A partition boundary refers to a defined point or rule that separates data into distinct, manageable segments called partitions. In the context of database management systems, these boundaries determine how rows in a table are distributed across different physical storage units based on the values in one or more columns.
Understanding Partition Boundaries
Database partitioning is a technique used to divide a large table into smaller, more manageable pieces. Each piece, or partition, is a separate storage unit, even though it logically remains part of the same table. Partition boundaries are the criteria that define where one partition ends and another begins.
For example, a table might be partitioned by date, with each month's data residing in a separate partition. The boundary would then be the start of each new month.
UTC Time and Partition Boundaries
A crucial aspect of setting partition boundaries, especially for columns containing date and time information (like DATETIME
columns), is the reliance on Coordinated Universal Time (UTC). As specified:
- Partition boundaries are based on UTC time.
This means that regardless of the local timezone from which data is inserted, the system determines the partition based on the UTC equivalent of the timestamp. This standardization is vital for ensuring data consistency and avoiding complications arising from different timezones or daylight saving changes across various regions.

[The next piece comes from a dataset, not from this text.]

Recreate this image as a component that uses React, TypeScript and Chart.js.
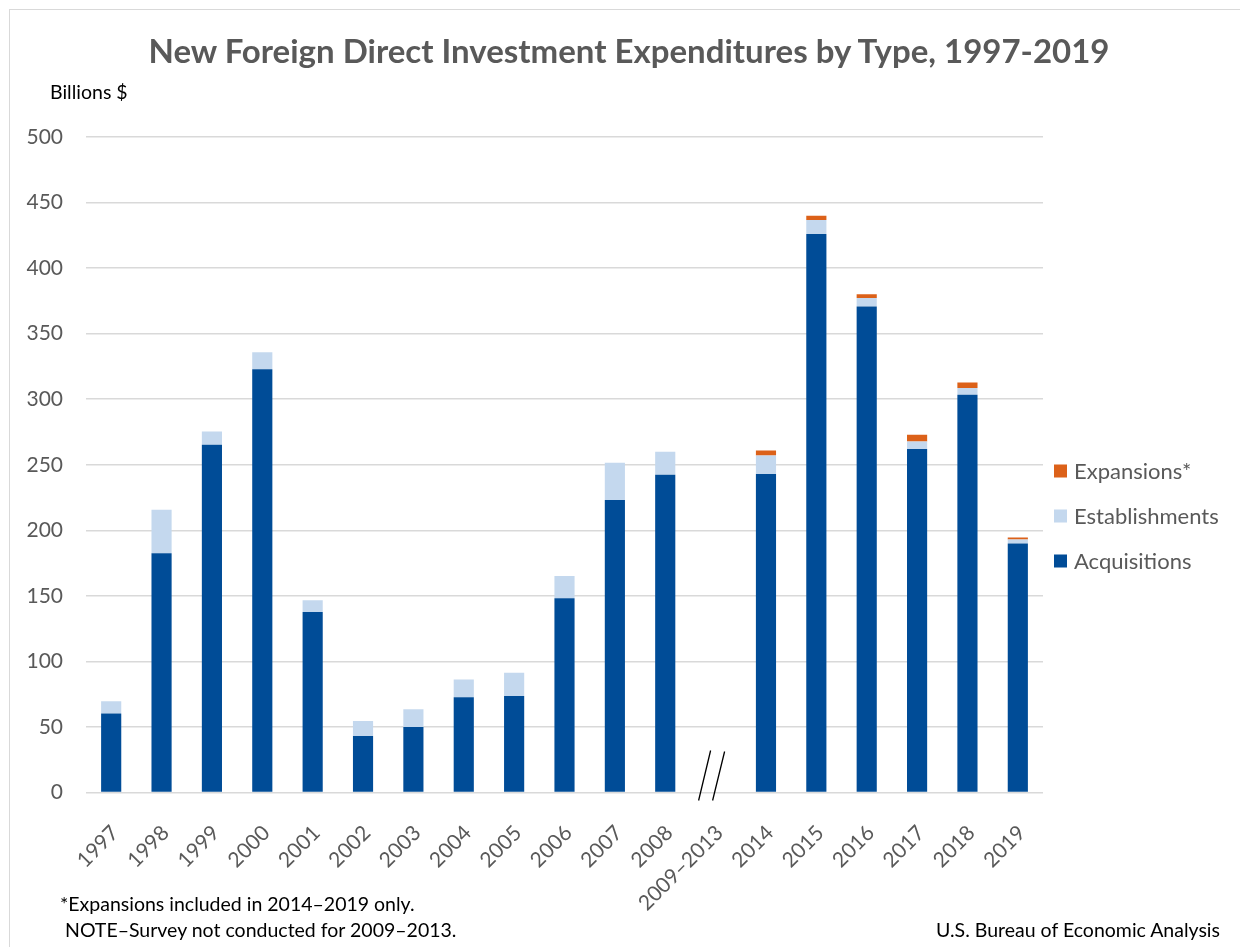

Example: Monthly Partitioning with UTC
Consider a scenario where a table is partitioned monthly on a DATETIME
column. If values are inserted, the system converts them to UTC to determine which monthly partition they belong to.
Column Value (Local Time) | Equivalent UTC Time (Approx.) | Partition (Monthly) |
---|---|---|
2023-01-15 10:00:00 PST | 2023-01-15 18:00:00 UTC | January 2023 |
2023-01-31 23:59:59 EST | 2023-02-01 04:59:59 UTC | February 2023 |
2023-02-01 00:00:01 EST | 2023-02-01 05:00:01 UTC | February 2023 |
2023-03-01 00:00:00 GMT | 2023-03-01 00:00:00 UTC | March 2023 |
In the example above, even though the second entry's local time is still in January, its UTC equivalent crosses into February, thus placing it in the February partition.

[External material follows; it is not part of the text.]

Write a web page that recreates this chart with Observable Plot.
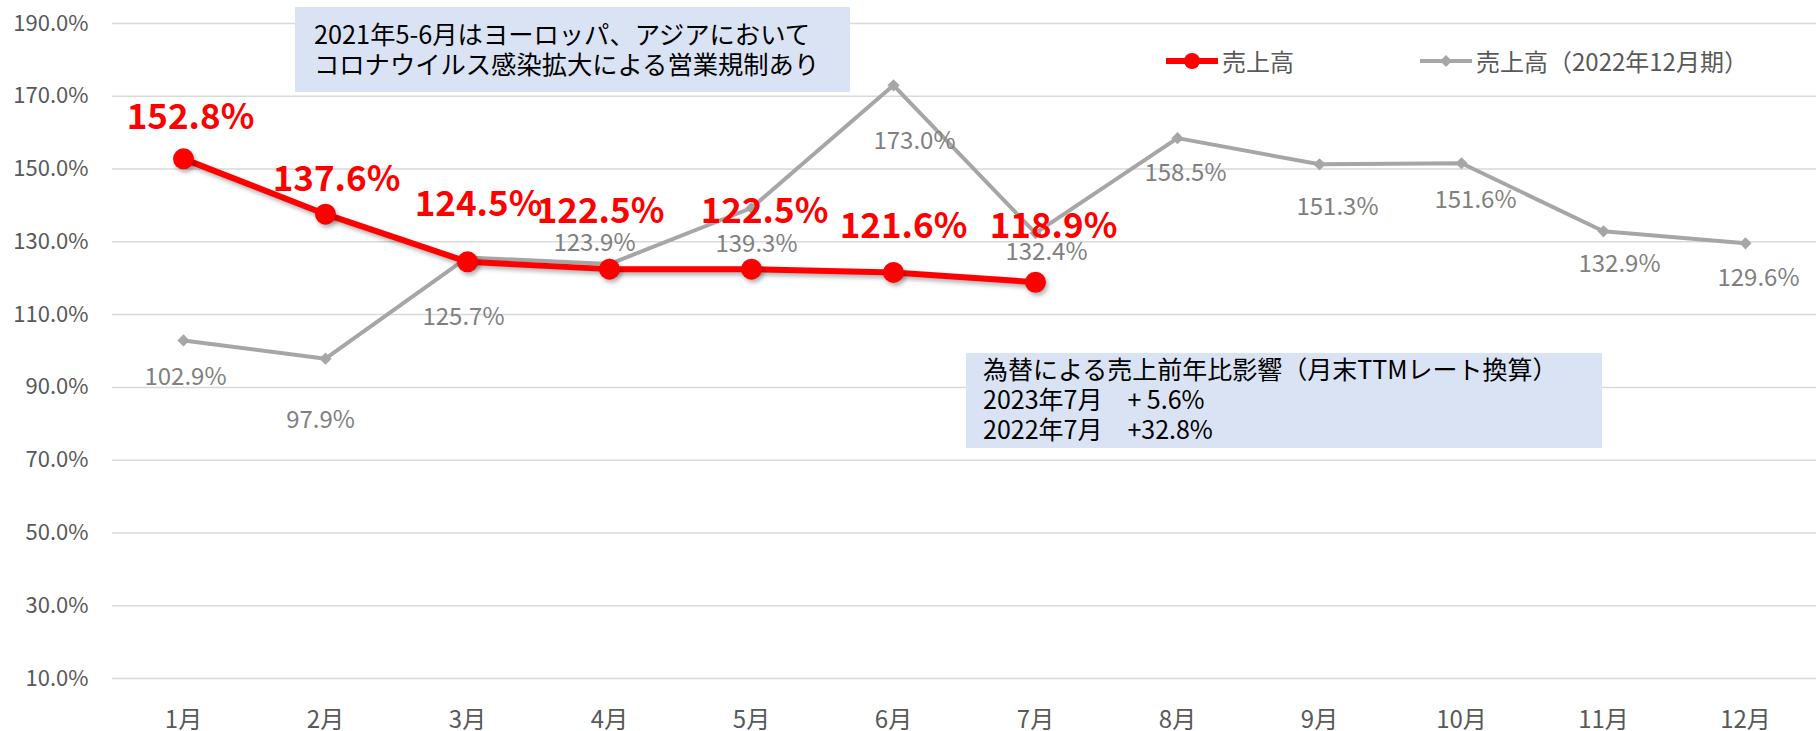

Benefits of Well-Defined Partition Boundaries
Properly configured partition boundaries offer several advantages for database management:
- Improved Query Performance: Queries often only need to scan a subset of data (a few partitions) instead of the entire table, significantly speeding up data retrieval.
- Enhanced Data Management: Tasks like archiving old data, deleting specific time ranges, or performing bulk loads become much faster and simpler as they can be applied to individual partitions rather than the whole table.
- Reduced Maintenance Windows: Operations on smaller partitions can be performed more quickly, minimizing downtime.
- Optimized Storage: Different partitions can be stored on different storage types (e.g., fast SSDs for recent data, cheaper HDDs for older archives).
By precisely defining where one segment of data ends and another begins, partition boundaries form the backbone of an efficient and scalable database architecture.